This week the Earth's atmosphere reached carbon dioxide levels of 400ppm. Usually carbon levels reach their yearly low in September since the plants have had all summer to remove it. But this year this was not the case. This year levels stayed high and no one knows when or if they will go back down.
In case you do not know what carbon dioxide does to our environment here is a brief rundown. Carbon dioxide is a greenhouse gas, meaning it traps the sun's rays in the atmosphere which gradually warms Earth's temperatures overtime. Humans really started producing it in mass during the Industrial Revolution, and have been increasing ever since. Eventually, this has produces not only hotter weather, which is global warming, but also more extreme weather, which we call climate change.
The impacts of climate change can already be felt. Polar ice caps are getting thinner, with smaller layers being added on each year. Animals can travel farther and farther north, wrecking havoc on foreign ecosystems. Hurricanes and typhoons are becoming more and more frequent, as well as much more intense. Blizzards will occur more. Extreme temperature differences between winter and summer will become more pronounced, especially as you go further north. But why has no one done anything?
Well people are trying. The reuse, reduce, recycle movement has been going on for decades. International leaders have gotten together and agreed to reduce carbon emissions within the next fifty years. Pope Francis has made a call to take better care of the Earth. People make cars which are more fuel efficient or run off electricity (which can be green). In the recent presidential debate Hillary Clinton mentioned switching to solar power, which would replace all the old oil jobs along with adding about 100,000 more to the US economy. More dams are being built, and built in cleaner ways. Wind farms are going up. But for some reason people do not want to change.
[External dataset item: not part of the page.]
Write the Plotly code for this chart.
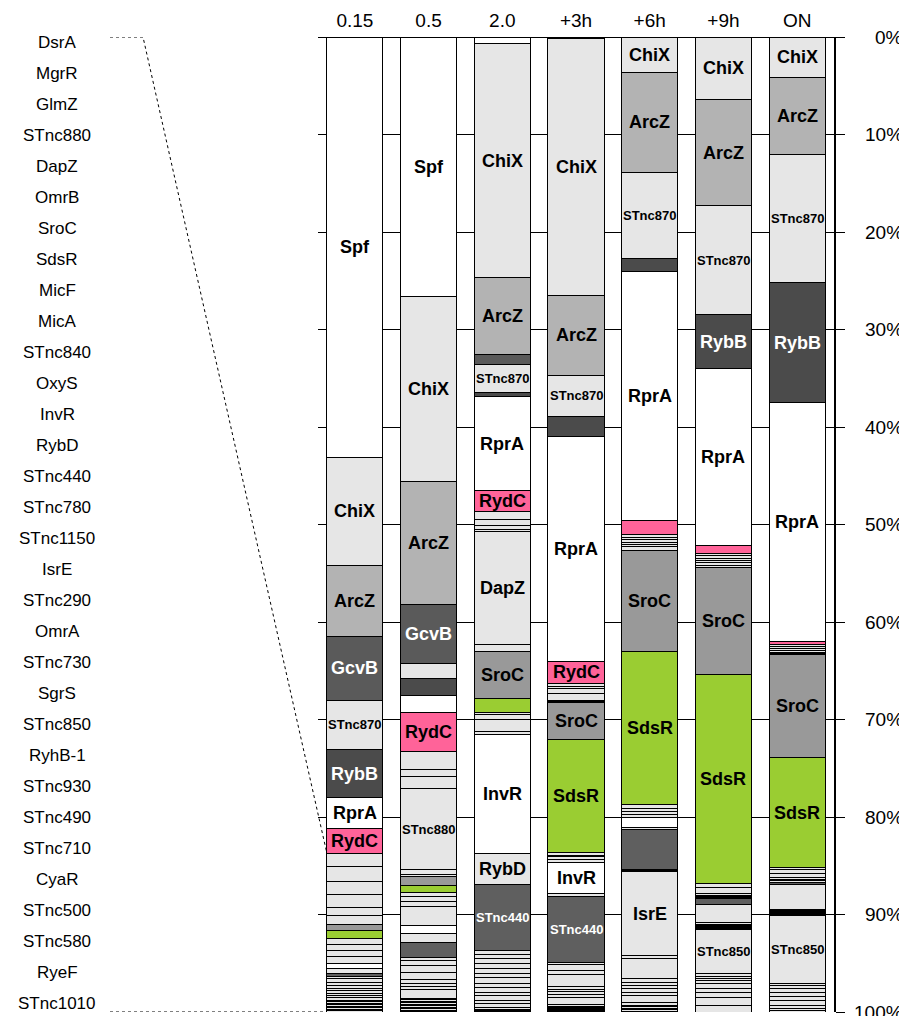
import numpy as np
import plotly.graph_objects as go

conditions = ['0.15', '0.5', '2.0', '+3h', '+6h', '+9h', 'ON']

srna_order = ['Spf', 'ChiX', 'ArcZ', 'GcvB', 'STnc870', 'RybB', 'RprA', 'RydC',
              'DsrA', 'MgrR', 'GlmZ', 'STnc880', 'DapZ', 'OmrB', 'SroC', 'SdsR',
              'MicF', 'MicA', 'STnc840', 'OxyS', 'InvR', 'RybD', 'STnc440', 'STnc780',
              'STnc1150', 'IsrE', 'STnc290', 'OmrA', 'STnc730', 'SgrS', 'STnc850',
              'RyhB-1', 'STnc930', 'STnc490', 'STnc710', 'CyaR', 'STnc500', 'STnc580',
              'RyeF', 'STnc1010']

# percent of reads per sRNA, in srna_order (None = absent)
vals_015 = [43.1, 11.1, 7.3, 6.5, 5.1, 4.9, 3.2, 2.5,
            1.4, 1.5, 1.3, 1.4, 0.8, 0.9, 0.6, 0.9,
            0.6, 0.6, 0.6, 0.7, 0.5, 0.5, 0.4, 0.2,
            0.4, 0.3, 0.3, 0.2, 0.3, 0.2, 0.2,
            0.3, 0.15, 0.15, 0.15, 0.15, 0.15, 0.15, 0.15, 0.15]
vals_05 = [26.6, 19.0, 12.6, 6.1, 1.5, 1.7, 1.8, 4.0,
           1.8, 0.7, 1.3, 8.3, 0.5, 0.2, 0.9, 0.7,
           0.5, 0.5, 0.5, 1.9, 0.8, 1.0, 1.5, 0.3,
           0.5, 0.7, 0.8, 0.4, 0.3, 0.3, 0.9,
           0.15, 0.15, 0.15, 0.15, 0.15, 0.15, 0.15, 0.15, 0.15]
vals_20 = [0.7, 24.0, 7.9, 1.0, 2.9, 0.4, 9.6, 2.2,
           0.8, 0.6, 0.4, 0.2, 11.6, 0.7, 4.8, 1.5,
           0.2, 0.5, 1.2, 0.3, 12.2, 3.2, 6.8, 0.4,
           0.4, 0.5, 0.5, 0.6, 0.4, 0.6, 0.4,
           0.5, 0.3, 0.5, 0.3, 0.4, 0.2, 0.1, 0.1, 0.1]
vals_3h = [0.2, 26.3, 8.2, None, 4.2, 2.1, 23.0, 2.3,
           0.3, 0.2, 0.5, 0.7, 0.2, 0.1, 3.7, 11.6,
           0.3, 0.2, 0.3, 0.3, 3.1, 0.4, 6.7, 0.2,
           0.6, 0.5, 1.2, 0.3, 0.2, 0.3, 0.3,
           0.7, 0.2, 0.1, 0.1, 0.1, 0.1, 0.1, 0.1, 0.1]
vals_6h = [None, 3.6, 10.3, None, 8.8, 1.4, 25.5, 1.4,
           0.3, 0.2, 0.3, 0.2, 0.3, 0.4, 10.3, 15.7,
           0.4, 0.3, 0.3, 0.3, 1.1, 0.2, 4.1, 0.1,
           0.1, 8.6, 0.3, 2.1, 0.4, 0.3, 0.3,
           0.4, 0.3, 0.7, 0.3, 0.1, 0.2, 0.1, 0.2, 0.1]
vals_9h = [None, 6.4, 10.9, None, 11.2, 5.5, 18.2, 0.8,
           0.2, 0.3, 0.2, 0.2, 0.3, 0.2, 11.0, 21.4,
           0.4, 0.6, 0.2, 0.2, 0.1, 0.1, 0.6, 1.8,
           0.2, 0.1, 0.1, 0.1, 0.1, 0.1, 4.6,
           0.3, 0.2, 0.2, 0.3, 0.5, 0.4, 0.5, 0.8, 0.7]
vals_on = [None, 4.2, 7.8, None, 13.2, 12.3, 24.5, 0.3,
           0.2, 0.2, 0.2, 0.2, 0.1, 0.1, 10.6, 11.3,
           0.2, 0.4, 0.4, 0.2, 0.1, 0.2, 0.2, 2.6,
           0.1, 0.1, 0.1, 0.1, 0.1, 0.1, 7.0,
           0.2, 0.3, 0.4, 0.4, 0.4, 0.5, 0.3, 0.2, 0.2]

columns = [vals_015, vals_05, vals_20, vals_3h, vals_6h, vals_9h, vals_on]

# labelled segments per condition
labels_015 = ['Spf', 'ChiX', 'ArcZ', 'GcvB', 'STnc870', 'RybB', 'RprA', 'RydC']
labels_05 = ['Spf', 'ChiX', 'ArcZ', 'GcvB', 'RydC', 'STnc880']
labels_20 = ['ChiX', 'ArcZ', 'STnc870', 'RprA', 'RydC', 'DapZ', 'SroC', 'InvR', 'RybD', 'STnc440']
labels_3h = ['ChiX', 'ArcZ', 'STnc870', 'RprA', 'RydC', 'SroC', 'SdsR', 'InvR', 'STnc440']
labels_6h = ['ChiX', 'ArcZ', 'STnc870', 'RprA', 'SroC', 'SdsR', 'IsrE']
labels_9h = ['ChiX', 'ArcZ', 'STnc870', 'RybB', 'RprA', 'SroC', 'SdsR', 'STnc850']
labels_on = ['ChiX', 'ArcZ', 'STnc870', 'RybB', 'RprA', 'SroC', 'SdsR', 'STnc850']
column_labels = [labels_015, labels_05, labels_20, labels_3h, labels_6h, labels_9h, labels_on]

pct_ticks = list(range(0, 101, 10))

colors = {'Spf': '#ffffff', 'ChiX': '#e6e6e6', 'ArcZ': '#b3b3b3', 'GcvB': '#5a5a5a',
          'STnc870': '#e6e6e6', 'RybB': '#4b4b4b', 'RprA': '#ffffff', 'RydC': '#ff6399',
          'SroC': '#999999', 'SdsR': '#9acd32', 'InvR': '#ffffff', 'STnc440': '#5f5f5f'}
white_text = {'GcvB', 'RybB', 'STnc440'}
FONT = 'Liberation Sans'

# page geometry (the page body adds an 8 px offset)
OFF = 8
W, H = 907 - OFF, 1016 - OFF
PL, PR = 318, 834          # plot area left / right in screen px
xpos = list(range(len(conditions)))


def paper_x(px):
    return (px - PL) / (PR - PL)


fig = go.Figure()
for k, name in enumerate(srna_order):
    fig.add_trace(go.Bar(
        x=xpos, y=[col[k] for col in columns], name=name,
        marker=dict(color=colors.get(name, '#e6e6e6'), line=dict(color='black', width=1)),
        showlegend=False, hoverinfo='y+name'))

annotations = []
for xi, col, labs in zip(xpos, columns, column_labels):
    cum = 0.0
    for name, v in zip(srna_order, col):
        if v is None:
            continue
        if name in labs:
            small = name.startswith('STnc')
            annotations.append(dict(
                x=xi, y=cum + v / 2, xref='x', yref='y', text=name, showarrow=False,
                font=dict(family=FONT, size=13 if small else 18, weight='bold',
                          color='white' if name in white_text else 'black')))
        cum += v

# right axis tick labels (right aligned)
for t in pct_ticks:
    annotations.append(dict(x=1, xref='paper', xanchor='right', xshift=71, y=t, yref='y',
                            text=f'{t}%', showarrow=False,
                            font=dict(family=FONT, size=19, color='black')))

# side list of minor sRNAs (order of the tail of the first column)
side_names = srna_order[8:]
side_y = np.linspace(0.6, 99.1, len(side_names))
for name, yy in zip(side_names, side_y):
    annotations.append(dict(x=paper_x(57), xref='paper', xanchor='center', y=yy, yref='y',
                            text=name, showarrow=False,
                            font=dict(family=FONT, size=17, color='black')))

# dotted zoom lines to first column tail
bargap = 0.24
ncat = len(conditions)
col1_left = (0.5 - (1 - bargap) / 2) / ncat
tail_top = sum(v for v in vals_015[:8])
x_list = paper_x(110)
x_bend = paper_x(143)
shapes = [
    dict(type='path', xref='paper', yref='y',
         path=f'M {x_list},0 L {x_bend},0 L {col1_left},{tail_top}',
         line=dict(color='black', width=1, dash='dot')),
    dict(type='line', xref='paper', yref='y', x0=x_list, x1=col1_left, y0=100, y1=100,
         line=dict(color='black', width=1, dash='dot')),
]

fig.update_layout(
    width=W, height=H,
    margin=dict(l=PL - OFF, r=OFF + W - PR, t=37 - OFF, b=OFF + H - 1012, autoexpand=False),
    barmode='stack', bargap=bargap, plot_bgcolor='white', paper_bgcolor='white',
    showlegend=False, font=dict(family=FONT, color='black'),
    annotations=annotations, shapes=shapes)
fig.update_xaxes(side='top', tickmode='array', tickvals=xpos, ticktext=conditions,
                 showgrid=False, ticks='', tickfont=dict(family=FONT, size=19, color='black'),
                 ticklabelstandoff=5,
                 showline=False, range=[-0.5, 6.5], automargin=False, zeroline=False)
fig.update_yaxes(range=[100, 0], side='right', showgrid=True, gridcolor='black', gridwidth=1,
                 tick0=0, dtick=10, zeroline=True, zerolinecolor='black', zerolinewidth=1,
                 showline=True, linecolor='black', linewidth=1.5, ticks='outside', ticklen=9,
                 tickcolor='black', showticklabels=False, automargin=False)

fig.write_html('out.html')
People say it would destroy the oil industry. Well, they should read read how it would replace all the oil jobs and potentially add more if we went solar. An added benefit is we won't have the danger to the environment which the oil industry has by it's very nature. Others say it is not real, which 97% of actual scientists disagree with that. Some people think solar panels, dams, or wind farms are eye sores. Solar panels can be tucked anywhere, dams are generally along a road which is already an eye sore, and wind farms are in the middle of nowhere. Other people are just lazy or do not care as much as they say they do. Those are the only reasons that would explain the inaction.
Against this constant onslaught of apathy, negativity, denial, and bureaucracy it seems impossible to do anything. But this is untrue. Like any other issue you can use your political power to let politicians know you want something done and you want it done now. You can support businesses that use green practices and work to reduce their carbon footprint. You can reduce your own carbon footprint. Buy local or grow your own produce. Reduce, reuse, recycle. Carpool to work. Turn off appliances when not in use. It may seem small. It may seem to take forever and a lot of damage has already been done, but that in no way means we cannot slow, if not halt, the amount of damage. Then one day we can start to actually reverse it.